Se tourner vers l’étranger ?
Comment, dans un contexte de “guerre des talents”, rester compétitif et rentable ? La question, pour de nombreuses sociétés IT et tech belges, est désormais celle-là. L’enjeu est d’autant plus critique que le secteur est devenu un important pourvoyeur d’emplois hautement qualifiés. “Si on veut maintenir le salaire net de nos employés (en augmentant le salaire brut, NdlR), on sera contraint d’augmenter nos tarifs, ce qui est difficilement envisageable alors qu’on veut croître”, soulignent Caroline Vandenplas et Geoffroy Piroux.

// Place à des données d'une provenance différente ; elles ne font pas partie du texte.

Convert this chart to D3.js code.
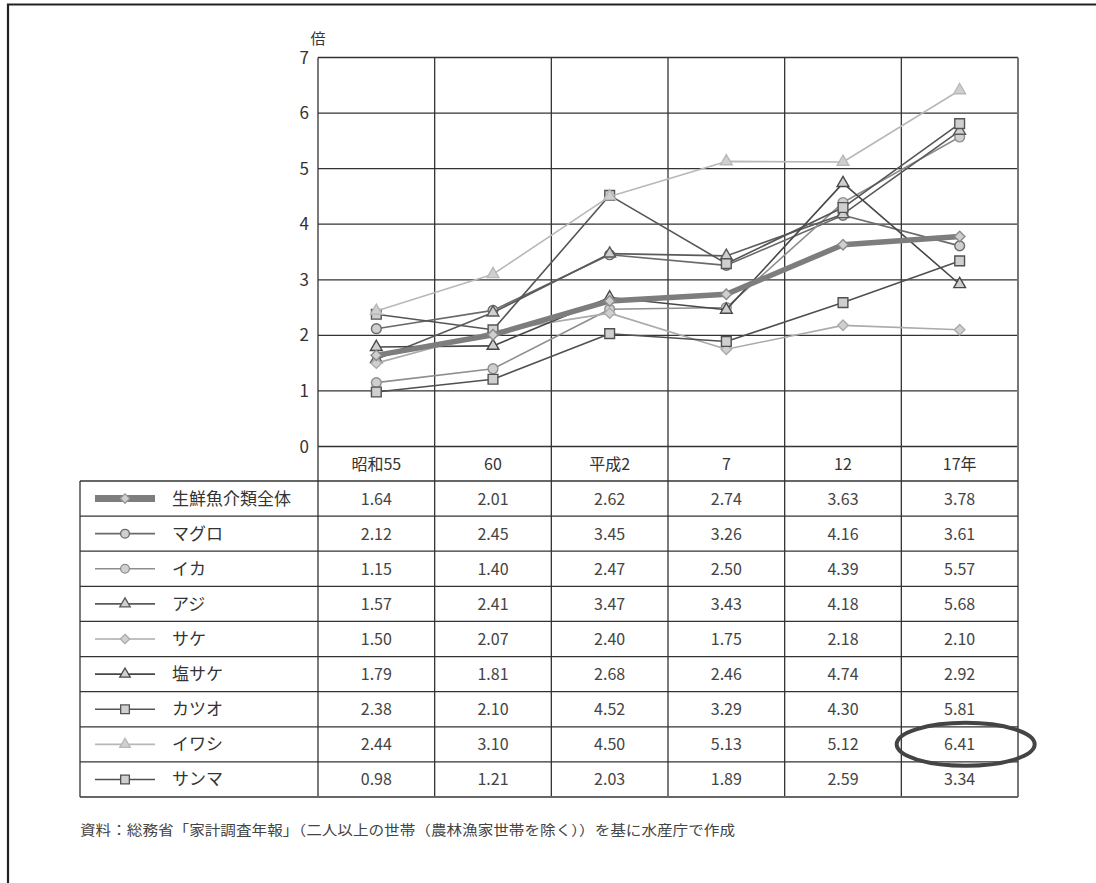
<!DOCTYPE html>
<html lang="ja">
<head>
<meta charset="utf-8">
<script src="https://cdn.jsdelivr.net/npm/d3@7"></script>
<style>
  html, body { margin: 0; padding: 0; background: #fff; }
  svg { display: block; font-family: "Noto Sans CJK JP", "Noto Sans", sans-serif; }
</style>
</head>
<body>
<svg id="chart" width="1096" height="883"></svg>
<script>
// Survey years (x categories) and y-axis ticks
const categories = ["昭和55", "60", "平成2", "7", "12", "17年"];
const yTicks = [0, 1, 2, 3, 4, 5, 6, 7];

// Series names and values (倍)
const seriesNames = ["生鮮魚介類全体", "マグロ", "イカ", "アジ", "サケ", "塩サケ", "カツオ", "イワシ", "サンマ"];
const valuesAll    = [1.64, 2.01, 2.62, 2.74, 3.63, 3.78];
const valuesMaguro = [2.12, 2.45, 3.45, 3.26, 4.16, 3.61];
const valuesIka    = [1.15, 1.40, 2.47, 2.50, 4.39, 5.57];
const valuesAji    = [1.57, 2.41, 3.47, 3.43, 4.18, 5.68];
const valuesSake   = [1.50, 2.07, 2.40, 1.75, 2.18, 2.10];
const valuesShioSake = [1.79, 1.81, 2.68, 2.46, 4.74, 2.92];
const valuesKatsuo = [2.38, 2.10, 4.52, 3.29, 4.30, 5.81];
const valuesIwashi = [2.44, 3.10, 4.50, 5.13, 5.12, 6.41];
const valuesSanma  = [0.98, 1.21, 2.03, 1.89, 2.59, 3.34];
const seriesValues = [valuesAll, valuesMaguro, valuesIka, valuesAji, valuesSake,
                      valuesShioSake, valuesKatsuo, valuesIwashi, valuesSanma];

// Drawing styles per series
const styles = [
  { color: "#7d7d7d", width: 5.5, symbol: d3.symbolDiamond2, size: 70 },
  { color: "#6a6a6a", width: 1.6, symbol: d3.symbolCircle,   size: 75 },
  { color: "#8e8e8e", width: 1.6, symbol: d3.symbolCircle,   size: 75 },
  { color: "#5a5a5a", width: 1.6, symbol: d3.symbolTriangle, size: 60 },
  { color: "#ababab", width: 1.6, symbol: d3.symbolDiamond2, size: 70 },
  { color: "#474747", width: 1.6, symbol: d3.symbolTriangle, size: 60 },
  { color: "#555555", width: 1.6, symbol: d3.symbolSquare,   size: 95 },
  { color: "#b8b8b8", width: 1.6, symbol: d3.symbolTriangle, size: 60 },
  { color: "#505050", width: 1.6, symbol: d3.symbolSquare,   size: 95 }
];

const svg = d3.select("#chart");

// Page frame
svg.append("path")
  .attr("d", "M8,883 V4.5 H1096")
  .attr("fill", "none").attr("stroke", "#222").attr("stroke-width", 2.2);

const plotL = 318, plotR = 1018, plotT = 57.5, plotB = 446.5;
const headerB = 481, tableB = 797, tableL = 80;
const rowH = (tableB - headerB) / seriesNames.length;

const x = d3.scaleBand().domain(categories).range([plotL, plotR]);
const y = d3.scaleLinear().domain([0, 7]).range([plotB, plotT]);

const grid = svg.append("g").attr("stroke", "#333").attr("stroke-width", 1.3).attr("fill", "none");

// Horizontal grid lines
grid.selectAll("line.h").data(yTicks).join("line")
  .attr("x1", plotL).attr("x2", plotR)
  .attr("y1", d => y(d)).attr("y2", d => y(d));

// Vertical column lines running through chart and table
const colEdges = categories.map(c => x(c)).concat([plotR]);
grid.selectAll("line.v").data(colEdges).join("line")
  .attr("x1", d => d).attr("x2", d => d)
  .attr("y1", plotT).attr("y2", tableB)
  .attr("stroke", (d, i) => (i === colEdges.length - 1) ? "#777" : "#333")
  .attr("stroke-width", (d, i) => (i === colEdges.length - 1) ? 2 : 1.3);

// Table row lines
const rowEdges = d3.range(seriesNames.length + 1).map(i => headerB + i * rowH);
grid.selectAll("line.r").data(rowEdges).join("line")
  .attr("x1", tableL).attr("x2", plotR)
  .attr("y1", d => d).attr("y2", d => d)
  .attr("stroke", (d, i) => i === seriesNames.length ? "#666" : "#333")
  .attr("stroke-width", (d, i) => i === seriesNames.length ? 2 : 1.3);
grid.append("line")
  .attr("x1", tableL).attr("x2", tableL).attr("y1", headerB).attr("y2", tableB);

// Y-axis labels
svg.append("g").selectAll("text").data(yTicks).join("text")
  .attr("x", 309).attr("y", d => y(d) + 6)
  .attr("text-anchor", "end")
  .attr("font-size", 17).attr("fill", "#333")
  .text(d => d);
svg.append("text")
  .attr("x", 318).attr("y", 44)
  .attr("text-anchor", "middle")
  .attr("font-size", 15).attr("fill", "#333")
  .text("倍");

// Category header row
svg.append("g").selectAll("text").data(categories).join("text")
  .attr("x", d => x(d) + x.bandwidth() / 2)
  .attr("y", (plotB + headerB) / 2 + 6)
  .attr("text-anchor", "middle")
  .attr("font-size", 16).attr("fill", "#333")
  .text(d => d);

// Lines and markers (overall line drawn last so it sits on top)
const line = d3.line()
  .x((d, i) => x(categories[i]) + x.bandwidth() / 2)
  .y(d => y(d));
const order = d3.range(1, seriesNames.length).concat([0]);

order.forEach(si => {
  const st = styles[si];
  const g = svg.append("g");
  g.append("path")
    .datum(seriesValues[si])
    .attr("d", line)
    .attr("fill", "none")
    .attr("stroke", st.color)
    .attr("stroke-width", st.width)
    .attr("stroke-linejoin", "round");
  g.selectAll("path.m").data(seriesValues[si]).join("path")
    .attr("transform", (d, i) => `translate(${x(categories[i]) + x.bandwidth() / 2},${y(d)})`)
    .attr("d", d3.symbol().type(st.symbol).size(st.size))
    .attr("fill", "#cfcfcf")
    .attr("stroke", si === 0 ? "#8a8a8a" : st.color)
    .attr("stroke-width", 1.4);
});

// Table body: legend samples, names and values
seriesNames.forEach((name, si) => {
  const st = styles[si];
  const cy = headerB + si * rowH + rowH / 2;
  const row = svg.append("g");
  row.append("line")
    .attr("x1", 95).attr("x2", 155).attr("y1", cy).attr("y2", cy)
    .attr("stroke", st.color).attr("stroke-width", si === 0 ? 7 : 1.6);
  row.append("path")
    .attr("transform", `translate(125,${cy})`)
    .attr("d", d3.symbol().type(st.symbol).size(st.size * 0.8))
    .attr("fill", "#d0d0d0")
    .attr("stroke", si === 0 ? "#999" : st.color)
    .attr("stroke-width", 1.3);
  row.append("text")
    .attr("x", 172).attr("y", cy + 6)
    .attr("font-size", 17).attr("fill", "#333")
    .text(name);
  row.selectAll("text.v").data(seriesValues[si]).join("text")
    .attr("x", (d, i) => x(categories[i]) + x.bandwidth() / 2)
    .attr("y", cy + 6)
    .attr("text-anchor", "middle")
    .attr("font-size", 16).attr("fill", "#444")
    .text(d => d.toFixed(2));
});

// Highlight ring around イワシ in the last year
const iwashiIdx = seriesNames.indexOf("イワシ");
svg.append("ellipse")
  .attr("cx", x(categories[5]) + x.bandwidth() / 2 + 6)
  .attr("cy", headerB + iwashiIdx * rowH + rowH / 2)
  .attr("rx", 69).attr("ry", 21.5)
  .attr("fill", "none").attr("stroke", "#444").attr("stroke-width", 4);

// Source note
svg.append("text")
  .attr("x", 80).attr("y", 835)
  .attr("font-size", 14).attr("fill", "#444")
  .attr("textLength", 655).attr("lengthAdjust", "spacingAndGlyphs")
  .text("資料：総務省「家計調査年報」（二人以上の世帯（農林漁家世帯を除く））を基に水産庁で作成");
</script>
</body>
</html>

Avant même l’adoption de la réforme fiscale des droits d’auteur, B12 Consulting s’était d’ailleurs décidé de s’étendre au-delà des frontières belges (tout en maintenant le cœur de la société en Belgique). Cette stratégie d’internationalisation va-t-elle être accélérée par la perte de l’avantage fiscal que B12 proposait à ces développeurs et concepteurs de solutions logicielles ? “Le droit d’auteur n’est pas la raison première. Mais la réforme vient, d’une certaine manière, conforter notre choix. C’est aussi, pour B12, une façon d’assurer la pérennité de la société et de mitiger le risque européen”, répondent Mme Vandenplas et M.Piroux.
Le CEO d’une start-up bruxelloise active dans la tech, qui préfère garder l’anonymat, se montre assez pessimiste sur la pérennité de sa société. Sur la quinzaine d’employés, la moitié est des développeurs. “Soit ils acceptent de revenir à la situation d’avant l’utilisation des droits d’auteur, soit ils me demanderont de compenser. Mais pour compenser 200 euros net en brut, ça me coûtera environ 600 euros ! Je me retrouve dos au mur”.